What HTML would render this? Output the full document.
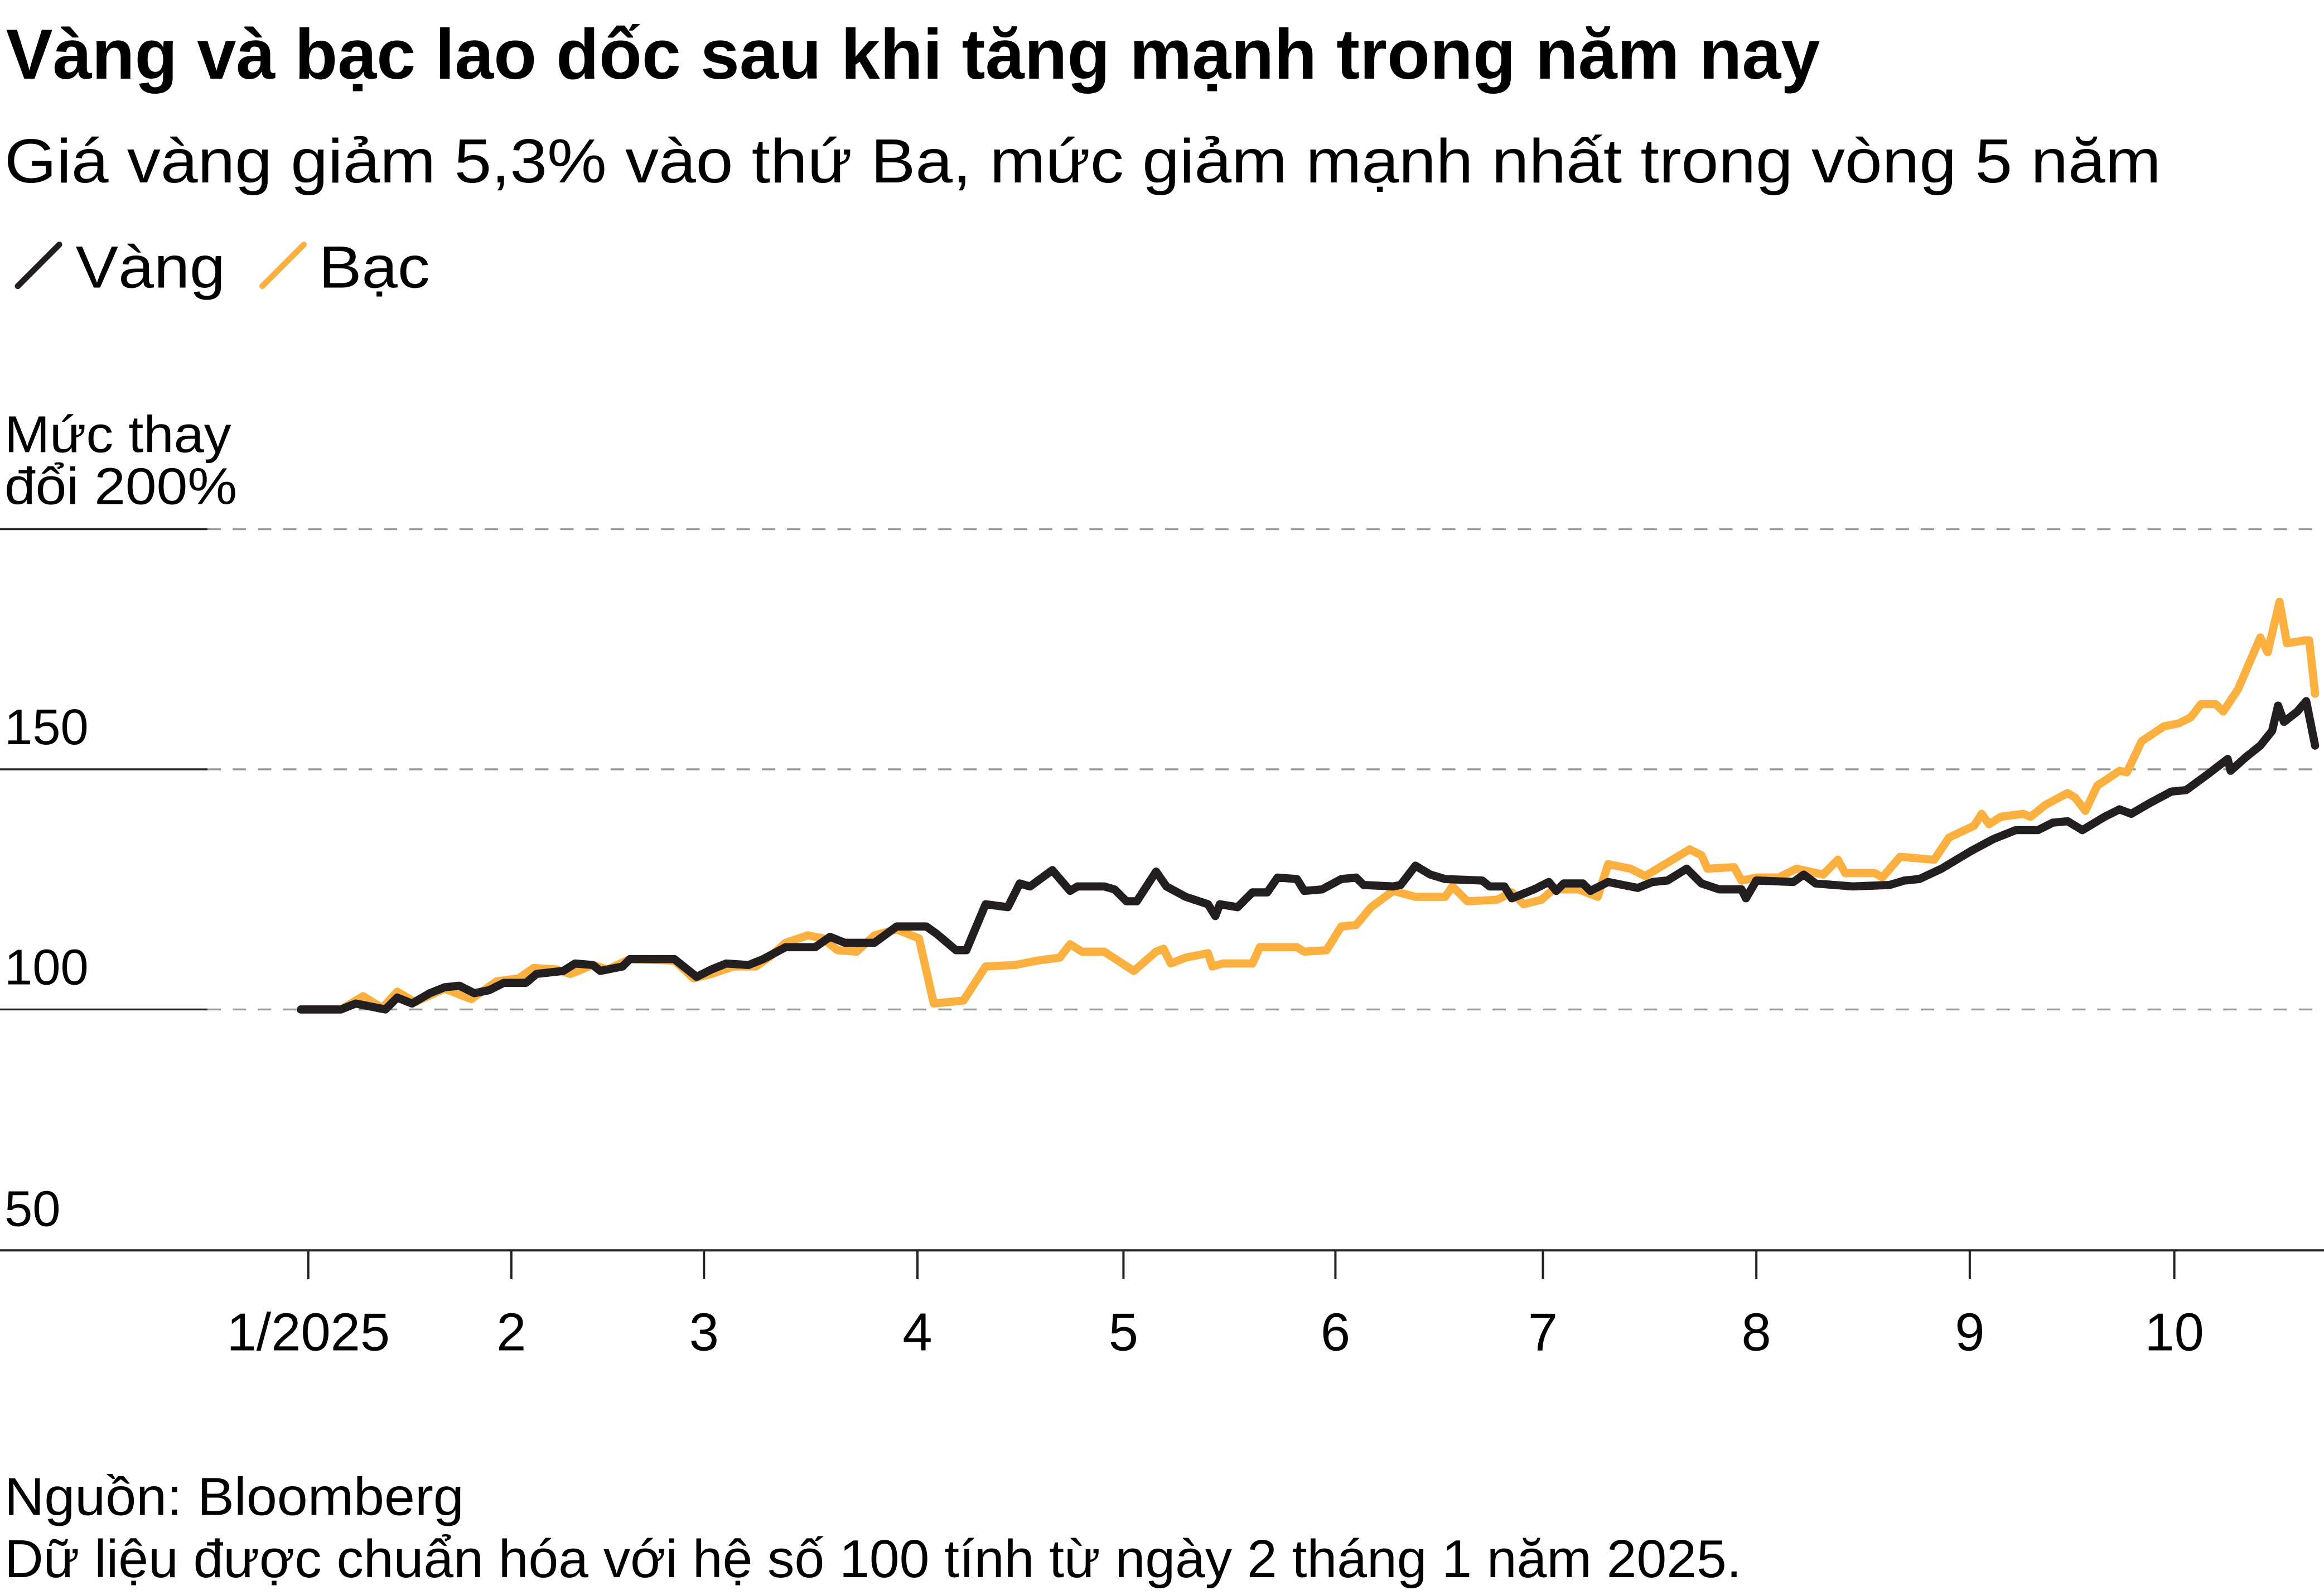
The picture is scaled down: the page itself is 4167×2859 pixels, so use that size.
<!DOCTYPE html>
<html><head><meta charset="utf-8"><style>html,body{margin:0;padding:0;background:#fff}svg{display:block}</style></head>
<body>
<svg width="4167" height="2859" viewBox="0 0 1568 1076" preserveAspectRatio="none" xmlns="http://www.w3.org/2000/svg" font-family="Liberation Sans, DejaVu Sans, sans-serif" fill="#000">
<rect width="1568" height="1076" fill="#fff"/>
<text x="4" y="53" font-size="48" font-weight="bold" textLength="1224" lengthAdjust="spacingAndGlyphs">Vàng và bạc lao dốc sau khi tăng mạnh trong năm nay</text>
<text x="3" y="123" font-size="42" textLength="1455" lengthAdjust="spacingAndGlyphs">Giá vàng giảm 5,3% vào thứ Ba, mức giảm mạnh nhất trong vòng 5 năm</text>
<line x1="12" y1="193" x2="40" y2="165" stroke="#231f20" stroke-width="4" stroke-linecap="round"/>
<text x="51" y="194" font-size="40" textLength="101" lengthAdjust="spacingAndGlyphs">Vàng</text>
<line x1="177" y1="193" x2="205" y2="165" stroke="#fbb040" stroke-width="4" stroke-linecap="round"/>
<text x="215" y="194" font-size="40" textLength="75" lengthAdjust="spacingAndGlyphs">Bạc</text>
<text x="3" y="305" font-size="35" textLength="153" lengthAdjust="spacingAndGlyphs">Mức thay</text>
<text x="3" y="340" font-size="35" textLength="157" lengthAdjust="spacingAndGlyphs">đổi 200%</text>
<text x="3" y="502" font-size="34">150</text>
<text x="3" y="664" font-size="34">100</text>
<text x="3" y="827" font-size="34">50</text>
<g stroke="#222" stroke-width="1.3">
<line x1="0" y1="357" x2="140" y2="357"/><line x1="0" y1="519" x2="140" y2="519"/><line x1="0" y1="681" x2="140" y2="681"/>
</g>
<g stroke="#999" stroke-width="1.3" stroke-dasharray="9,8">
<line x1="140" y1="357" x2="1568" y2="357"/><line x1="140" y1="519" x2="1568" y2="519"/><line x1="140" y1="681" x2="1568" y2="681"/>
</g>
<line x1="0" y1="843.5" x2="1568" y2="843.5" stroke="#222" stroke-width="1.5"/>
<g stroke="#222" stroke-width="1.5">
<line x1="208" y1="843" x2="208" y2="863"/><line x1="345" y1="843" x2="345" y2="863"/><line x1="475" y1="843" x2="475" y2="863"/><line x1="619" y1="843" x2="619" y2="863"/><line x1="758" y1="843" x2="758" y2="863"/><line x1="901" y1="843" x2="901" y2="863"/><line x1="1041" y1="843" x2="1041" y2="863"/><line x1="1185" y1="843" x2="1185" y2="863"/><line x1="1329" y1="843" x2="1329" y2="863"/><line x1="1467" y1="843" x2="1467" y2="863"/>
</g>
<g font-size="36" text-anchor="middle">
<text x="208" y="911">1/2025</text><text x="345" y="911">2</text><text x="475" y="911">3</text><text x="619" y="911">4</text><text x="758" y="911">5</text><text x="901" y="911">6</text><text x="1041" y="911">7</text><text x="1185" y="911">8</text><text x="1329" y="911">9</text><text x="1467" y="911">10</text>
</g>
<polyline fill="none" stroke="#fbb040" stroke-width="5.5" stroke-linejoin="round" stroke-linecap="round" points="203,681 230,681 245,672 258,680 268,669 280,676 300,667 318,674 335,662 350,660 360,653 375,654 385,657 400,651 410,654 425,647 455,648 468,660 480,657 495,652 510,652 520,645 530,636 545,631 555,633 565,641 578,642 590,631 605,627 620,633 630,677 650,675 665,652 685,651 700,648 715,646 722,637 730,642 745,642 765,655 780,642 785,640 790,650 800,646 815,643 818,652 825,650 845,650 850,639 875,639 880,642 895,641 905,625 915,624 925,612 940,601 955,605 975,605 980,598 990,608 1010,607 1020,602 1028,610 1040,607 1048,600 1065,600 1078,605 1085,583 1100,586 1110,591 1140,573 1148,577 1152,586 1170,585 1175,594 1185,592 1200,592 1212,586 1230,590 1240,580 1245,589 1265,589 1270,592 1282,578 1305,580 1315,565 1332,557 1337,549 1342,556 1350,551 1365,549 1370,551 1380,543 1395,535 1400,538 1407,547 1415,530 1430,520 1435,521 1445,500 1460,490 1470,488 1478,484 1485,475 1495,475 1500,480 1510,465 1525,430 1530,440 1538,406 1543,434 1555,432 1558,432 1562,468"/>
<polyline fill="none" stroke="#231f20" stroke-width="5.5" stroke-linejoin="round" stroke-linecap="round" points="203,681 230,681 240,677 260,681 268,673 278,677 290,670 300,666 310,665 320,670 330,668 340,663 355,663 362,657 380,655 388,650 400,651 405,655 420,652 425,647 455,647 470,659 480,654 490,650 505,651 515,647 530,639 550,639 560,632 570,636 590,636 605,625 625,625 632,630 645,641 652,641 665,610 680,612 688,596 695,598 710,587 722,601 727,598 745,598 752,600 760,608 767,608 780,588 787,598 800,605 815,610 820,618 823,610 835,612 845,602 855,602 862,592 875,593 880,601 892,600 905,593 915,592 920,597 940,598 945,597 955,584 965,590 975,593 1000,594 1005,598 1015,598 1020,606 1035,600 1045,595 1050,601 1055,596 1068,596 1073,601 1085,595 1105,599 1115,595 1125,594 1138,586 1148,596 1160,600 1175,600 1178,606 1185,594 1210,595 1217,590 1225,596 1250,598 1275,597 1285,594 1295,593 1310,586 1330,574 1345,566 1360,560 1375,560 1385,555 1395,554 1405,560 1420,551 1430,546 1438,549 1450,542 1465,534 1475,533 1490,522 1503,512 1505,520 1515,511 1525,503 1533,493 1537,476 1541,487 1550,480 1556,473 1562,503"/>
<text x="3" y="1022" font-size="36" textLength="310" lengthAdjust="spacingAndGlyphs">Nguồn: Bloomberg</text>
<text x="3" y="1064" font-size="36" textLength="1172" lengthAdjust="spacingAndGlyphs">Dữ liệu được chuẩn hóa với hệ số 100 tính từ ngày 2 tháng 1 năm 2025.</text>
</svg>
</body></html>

[Task goal]
Repeat the data above exactly, but not the pictures.

[Output of the task]
What HTML would render this? Output the full document.
The picture is scaled down: the page itself is 4167×2859 pixels, so use that size.
<!DOCTYPE html>
<html><head><meta charset="utf-8"><style>html,body{margin:0;padding:0;background:#fff}svg{display:block}</style></head>
<body>
<svg width="4167" height="2859" viewBox="0 0 1568 1076" preserveAspectRatio="none" xmlns="http://www.w3.org/2000/svg" font-family="Liberation Sans, DejaVu Sans, sans-serif" fill="#000">
<rect width="1568" height="1076" fill="#fff"/>
<text x="4" y="53" font-size="48" font-weight="bold" textLength="1224" lengthAdjust="spacingAndGlyphs">Vàng và bạc lao dốc sau khi tăng mạnh trong năm nay</text>
<text x="3" y="123" font-size="42" textLength="1455" lengthAdjust="spacingAndGlyphs">Giá vàng giảm 5,3% vào thứ Ba, mức giảm mạnh nhất trong vòng 5 năm</text>
<line x1="12" y1="193" x2="40" y2="165" stroke="#231f20" stroke-width="4" stroke-linecap="round"/>
<text x="51" y="194" font-size="40" textLength="101" lengthAdjust="spacingAndGlyphs">Vàng</text>
<line x1="177" y1="193" x2="205" y2="165" stroke="#fbb040" stroke-width="4" stroke-linecap="round"/>
<text x="215" y="194" font-size="40" textLength="75" lengthAdjust="spacingAndGlyphs">Bạc</text>
<text x="3" y="305" font-size="35" textLength="153" lengthAdjust="spacingAndGlyphs">Mức thay</text>
<text x="3" y="340" font-size="35" textLength="157" lengthAdjust="spacingAndGlyphs">đổi 200%</text>
<text x="3" y="502" font-size="34">150</text>
<text x="3" y="664" font-size="34">100</text>
<text x="3" y="827" font-size="34">50</text>
<g stroke="#222" stroke-width="1.3">
<line x1="0" y1="357" x2="140" y2="357"/><line x1="0" y1="519" x2="140" y2="519"/><line x1="0" y1="681" x2="140" y2="681"/>
</g>
<g stroke="#999" stroke-width="1.3" stroke-dasharray="9,8">
<line x1="140" y1="357" x2="1568" y2="357"/><line x1="140" y1="519" x2="1568" y2="519"/><line x1="140" y1="681" x2="1568" y2="681"/>
</g>
<line x1="0" y1="843.5" x2="1568" y2="843.5" stroke="#222" stroke-width="1.5"/>
<g stroke="#222" stroke-width="1.5">
<line x1="208" y1="843" x2="208" y2="863"/><line x1="345" y1="843" x2="345" y2="863"/><line x1="475" y1="843" x2="475" y2="863"/><line x1="619" y1="843" x2="619" y2="863"/><line x1="758" y1="843" x2="758" y2="863"/><line x1="901" y1="843" x2="901" y2="863"/><line x1="1041" y1="843" x2="1041" y2="863"/><line x1="1185" y1="843" x2="1185" y2="863"/><line x1="1329" y1="843" x2="1329" y2="863"/><line x1="1467" y1="843" x2="1467" y2="863"/>
</g>
<g font-size="36" text-anchor="middle">
<text x="208" y="911">1/2025</text><text x="345" y="911">2</text><text x="475" y="911">3</text><text x="619" y="911">4</text><text x="758" y="911">5</text><text x="901" y="911">6</text><text x="1041" y="911">7</text><text x="1185" y="911">8</text><text x="1329" y="911">9</text><text x="1467" y="911">10</text>
</g>
<polyline fill="none" stroke="#fbb040" stroke-width="5.5" stroke-linejoin="round" stroke-linecap="round" points="203,681 230,681 245,672 258,680 268,669 280,676 300,667 318,674 335,662 350,660 360,653 375,654 385,657 400,651 410,654 425,647 455,648 468,660 480,657 495,652 510,652 520,645 530,636 545,631 555,633 565,641 578,642 590,631 605,627 620,633 630,677 650,675 665,652 685,651 700,648 715,646 722,637 730,642 745,642 765,655 780,642 785,640 790,650 800,646 815,643 818,652 825,650 845,650 850,639 875,639 880,642 895,641 905,625 915,624 925,612 940,601 955,605 975,605 980,598 990,608 1010,607 1020,602 1028,610 1040,607 1048,600 1065,600 1078,605 1085,583 1100,586 1110,591 1140,573 1148,577 1152,586 1170,585 1175,594 1185,592 1200,592 1212,586 1230,590 1240,580 1245,589 1265,589 1270,592 1282,578 1305,580 1315,565 1332,557 1337,549 1342,556 1350,551 1365,549 1370,551 1380,543 1395,535 1400,538 1407,547 1415,530 1430,520 1435,521 1445,500 1460,490 1470,488 1478,484 1485,475 1495,475 1500,480 1510,465 1525,430 1530,440 1538,406 1543,434 1555,432 1558,432 1562,468"/>
<polyline fill="none" stroke="#231f20" stroke-width="5.5" stroke-linejoin="round" stroke-linecap="round" points="203,681 230,681 240,677 260,681 268,673 278,677 290,670 300,666 310,665 320,670 330,668 340,663 355,663 362,657 380,655 388,650 400,651 405,655 420,652 425,647 455,647 470,659 480,654 490,650 505,651 515,647 530,639 550,639 560,632 570,636 590,636 605,625 625,625 632,630 645,641 652,641 665,610 680,612 688,596 695,598 710,587 722,601 727,598 745,598 752,600 760,608 767,608 780,588 787,598 800,605 815,610 820,618 823,610 835,612 845,602 855,602 862,592 875,593 880,601 892,600 905,593 915,592 920,597 940,598 945,597 955,584 965,590 975,593 1000,594 1005,598 1015,598 1020,606 1035,600 1045,595 1050,601 1055,596 1068,596 1073,601 1085,595 1105,599 1115,595 1125,594 1138,586 1148,596 1160,600 1175,600 1178,606 1185,594 1210,595 1217,590 1225,596 1250,598 1275,597 1285,594 1295,593 1310,586 1330,574 1345,566 1360,560 1375,560 1385,555 1395,554 1405,560 1420,551 1430,546 1438,549 1450,542 1465,534 1475,533 1490,522 1503,512 1505,520 1515,511 1525,503 1533,493 1537,476 1541,487 1550,480 1556,473 1562,503"/>
<text x="3" y="1022" font-size="36" textLength="310" lengthAdjust="spacingAndGlyphs">Nguồn: Bloomberg</text>
<text x="3" y="1064" font-size="36" textLength="1172" lengthAdjust="spacingAndGlyphs">Dữ liệu được chuẩn hóa với hệ số 100 tính từ ngày 2 tháng 1 năm 2025.</text>
</svg>
</body></html>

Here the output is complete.